Gabriel Marin plays Dick Dudgeon, a self-proclaimed “devil’s disciple” who is reported to be a gambler, a swindler and one who runs with the gypsies. From what we know of Dick’s family – his piously pitiless mother (a wonderfully grumbly Trish Mulholland) and oafish brother (Anthony Nemirovsky) – it’s no wonder the man flew the family coop and embarked on a blasphemous life of crime and infidelity. He’s a proud reprobate, and his pride is evident in Marin’s every swagger and sideways grin.

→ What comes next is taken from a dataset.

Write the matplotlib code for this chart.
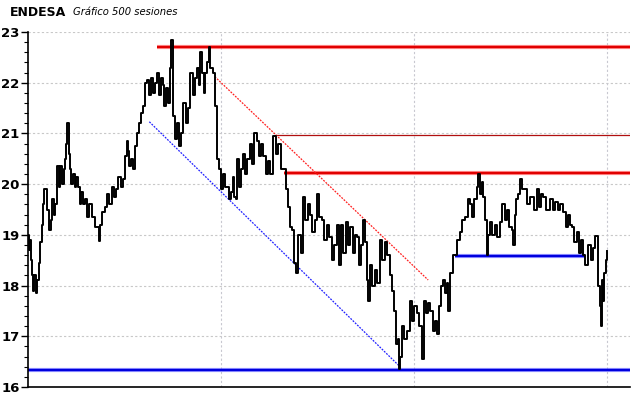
import numpy as np
import matplotlib
matplotlib.use("Agg")
import matplotlib.pyplot as plt
from matplotlib.ticker import MultipleLocator, NullFormatter

# ---- data (sessions 0..499) ----
seg_start = [0, 3, 9, 12, 15, 17, 21, 25, 28, 32, 36, 39, 43, 49, 55, 60, 62, 66, 72, 78,
             84, 86, 92, 99, 103, 111, 116, 122, 125, 128, 134, 140, 146, 150, 154, 159,
             163, 164, 172, 177, 180, 185, 191, 197, 203, 211, 216, 220, 224, 228, 233,
             237, 243, 249, 253, 260, 266, 272, 278, 284, 289, 292, 295, 303, 312, 316,
             319, 322, 329, 335, 340, 341, 347, 353, 358, 364, 368, 372, 377, 381, 385,
             390, 394, 398, 407, 413, 417, 420, 422, 428, 433, 439, 444, 450, 461, 466,
             469, 473, 478, 483, 489, 491, 493, 495, 497]
seg_prices = [
    [19.0, 18.7, 18.9, 18.5], [18.2, 17.9, 18.2, 17.85, 18.1], [18.45, 18.85],
    [19.2, 19.6, 19.9], [19.9, 19.5], [19.5, 19.1, 19.3], [19.7, 19.4, 19.6],
    [20.35, 19.95], [20.35, 20.0, 20.3], [20.5, 20.8, 21.2, 20.6], [20.3, 20.0],
    [20.2, 19.95, 20.15], [19.95, 19.6, 19.85, 19.6], [19.7, 19.35, 19.6],
    [19.35, 19.15], [19.15, 18.88], [19.2, 19.45], [19.55, 19.8, 19.6],
    [19.95, 19.75, 19.9], [20.15, 19.95, 20.1], [20.55, 20.85],
    [20.65, 20.35, 20.5, 20.3], [20.75, 21.0, 21.2, 21.4], [21.55, 22.0],
    [22.05, 21.75, 22.1, 21.8, 22.0], [22.2, 21.75, 22.1], [21.95, 21.55, 21.9, 21.6],
    [22.3, 22.85], [21.35, 20.9], [21.2, 20.75, 21.0], [21.6, 21.2, 21.5],
    [22.2, 21.75, 22.1], [22.3, 21.95, 22.6], [22.2, 21.8, 22.2], [22.4, 22.7, 22.3],
    [22.2, 21.55], [20.5], [20.3, 19.9, 20.2, 19.95], [19.95, 19.7, 19.85],
    [20.15, 19.75, 19.7], [20.5, 19.95, 20.3], [20.6, 20.2, 20.5], [20.8, 20.4, 21.0],
    [20.85, 20.55, 20.8], [20.55, 20.2, 20.45, 20.2], [20.95, 20.6], [20.8, 20.3],
    [20.3, 19.9], [19.55, 19.15], [19.1, 18.45, 18.25], [19.0, 18.65],
    [19.75, 19.3, 19.6], [19.4, 19.05, 19.3], [19.8, 19.35], [19.3, 18.9, 19.2],
    [18.95, 18.5, 18.8], [19.2, 18.4, 19.2], [18.65, 19.25, 18.8], [19.15, 18.65, 19.0],
    [18.95, 18.4, 18.8], [19.3, 18.85], [18.1, 17.7], [18.4, 18.0, 18.3, 18.05],
    [18.9, 18.5, 18.85, 18.6], [18.2, 17.9], [17.5, 16.85], [16.95, 16.35, 16.6],
    [17.2, 16.95, 17.1], [17.7, 17.3, 17.6], [17.45, 17.2], [16.55],
    [17.7, 17.45, 17.65], [17.5, 17.1, 17.3], [17.05, 17.6, 18.0],
    [18.1, 17.85, 18.05, 17.5], [18.25, 18.6], [18.6, 18.9], [19.05, 19.3],
    [19.35, 19.7], [19.6, 19.35], [19.7, 19.95, 20.2], [19.8, 20.05, 19.75],
    [19.3, 18.6, 19.0], [19.25, 19.0, 19.2, 18.95], [19.25, 19.6, 19.3],
    [19.5, 19.15], [19.1, 18.8], [19.4, 19.7], [19.8, 20.1, 19.9], [19.9, 19.6],
    [19.75, 19.5], [19.9, 19.55, 19.8], [19.75, 19.5],
    [19.7, 19.5, 19.65, 19.5, 19.6], [19.45, 19.15], [19.4, 19.2], [19.15, 18.85],
    [19.05, 18.65, 18.9], [18.6, 18.4], [18.8, 18.5, 18.75], [18.97, 18.97],
    [18.0], [17.6, 17.2], [18.1, 17.7], [18.25, 18.5, 18.68]]
last_session = 499

# support / resistance levels: (price, start session, end session)
red_levels = [(22.70, 111, 519), (20.21, 221, 519)]
thin_red_level = (20.97, 213, 519)
blue_levels = [(18.58, 368, 480), (16.33, 0, 519)]
red_trend = ([161, 345], [22.12, 18.11])
blue_trend = ([104.6, 320.7], [21.23, 16.40])
v_grid = [166, 333, 499]

# ---- expand segments ----
xs, ys = [], []
bounds = seg_start + [last_session + 1]
for i, vals in enumerate(seg_prices):
    a, b = bounds[i], bounds[i + 1]
    k = len(vals)
    for j, v in enumerate(vals):
        xs.append(a + (j + 0.5) * (b - a) / k if k > 1 else (a + b) / 2)
        ys.append(v)

fig = plt.figure(figsize=(6.4, 3.98), dpi=100)
ax = fig.add_axes([28 / 640, 11 / 398, 602 / 640, 355 / 398])

ax.set_xlim(0, 519)
ax.set_ylim(16, 23)

for yv in range(17, 24):
    ax.axhline(yv, color='#c8c8c8', lw=0.8, ls=(0, (2, 2)), zorder=0)
for xv in v_grid:
    ax.axvline(xv, color='#c8c8d0', lw=0.8, ls=(0, (2, 2)), zorder=0)

ax.plot(xs, ys, color='black', lw=1.4, zorder=3, drawstyle='steps-mid')

for p, a, b in red_levels:
    ax.plot([a, b], [p, p], color='#ff3030', lw=3.0, alpha=0.6, zorder=2, solid_capstyle='butt')
    ax.plot([a, b], [p, p], color='#e00000', lw=1.5, zorder=2, solid_capstyle='butt')
p, a, b = thin_red_level
ax.plot([a, b], [p, p], color='#b01010', lw=0.9, zorder=2)
for p, a, b in blue_levels:
    ax.plot([a, b], [p, p], color='#4040ff', lw=3.0, alpha=0.6, zorder=2, solid_capstyle='butt')
    ax.plot([a, b], [p, p], color='#0000dd', lw=1.5, zorder=2, solid_capstyle='butt')

ax.plot(red_trend[0], red_trend[1], color='#ff2020', lw=0.9, ls=(0, (1.5, 1)), zorder=2)
ax.plot(blue_trend[0], blue_trend[1], color='#2020ff', lw=0.9, ls=(0, (1.5, 1)), zorder=2)

for s in ['top', 'right']:
    ax.spines[s].set_visible(False)
ax.spines['left'].set_linewidth(1.2)
ax.spines['bottom'].set_linewidth(1.2)
ax.set_xticks([])
ax.yaxis.set_major_locator(MultipleLocator(1))
ax.yaxis.set_minor_locator(MultipleLocator(0.2))
ax.yaxis.set_minor_formatter(NullFormatter())
ax.tick_params(axis='y', which='major', length=5, width=1, pad=1, labelsize=9.5)
ax.tick_params(axis='y', which='minor', length=3, width=0.8)
for lab in ax.get_yticklabels():
    lab.set_fontweight('bold')

fig.text(10 / 640, 1 - 12 / 398, 'ENDESA', fontsize=9, fontweight='bold', va='center', ha='left')
fig.text(73 / 640, 1 - 12 / 398, 'Gráfico 500 sesiones', fontsize=7.2, style='italic', va='center', ha='left')

fig.savefig('out.png', dpi=100)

On the occasion of his father’s death, Dick has inherited everything, including the palpable disdain of his pinched, prudish family. Strangely, Mr. Anderson (Soren Oliver in a robust performance), the Calvinist minister, sees something in Dick that belies the man’s dastardly reputation, but Anderson’s wife, Judith (Stacy Ross, above, with Marin), is so disgusted with the rogue that she recoils from him as if his devilishness were contagious.

Shaw stacks everything in Dick’s favor so that, in reacting to the ridiculous people around him, we see what a good man he is – his paternal attentions to his late uncle’s bastard child (played by Tara Tomicevic) provide irrefutable proof. It’s all a set up so that when, via mistaken identity, Dick is carted off by the Redcoats to be hanged in the town square, we know Dick will do the honorable thing and continue pretending that he is indeed the minister.

This honorable act, coupled with her husband’s cowardly dash to safety, so surprises Judith that her faith is completely shaken.

Purple melodrama and blue humor give way to red-coated comedy in the second half when the Brits go through the motions of giving Dick (aka the minister) a “trial” before they hang him. Warren David Keith, playing the real-life Gen. John Burgoyne, all but steals the show as a sensible man among twits (Allen McKelvey and Michael Ray Wisely play his bumbling comrades).

Burgoyne strikes up an almost immediate admiration for Dick and his gentlemanly ways, and the process of sending the man to his death is so bloody civilized it’s a riot.

Keith and Marin spar wonderfully, and the laughs just get bigger and bigger, stopping only when the noose is actually fitted around Dick’s neck.

True to the two-hour play’s melodramatic strains, Shaw ties things up neatly, even heroically. He leaves poor Judith, pulled from one man to another and back, flapping in the patriotic breeze, but everyone, even the British soldiers, receives a just resolution. And the audience is left to ponder the historical significance of the devils among us.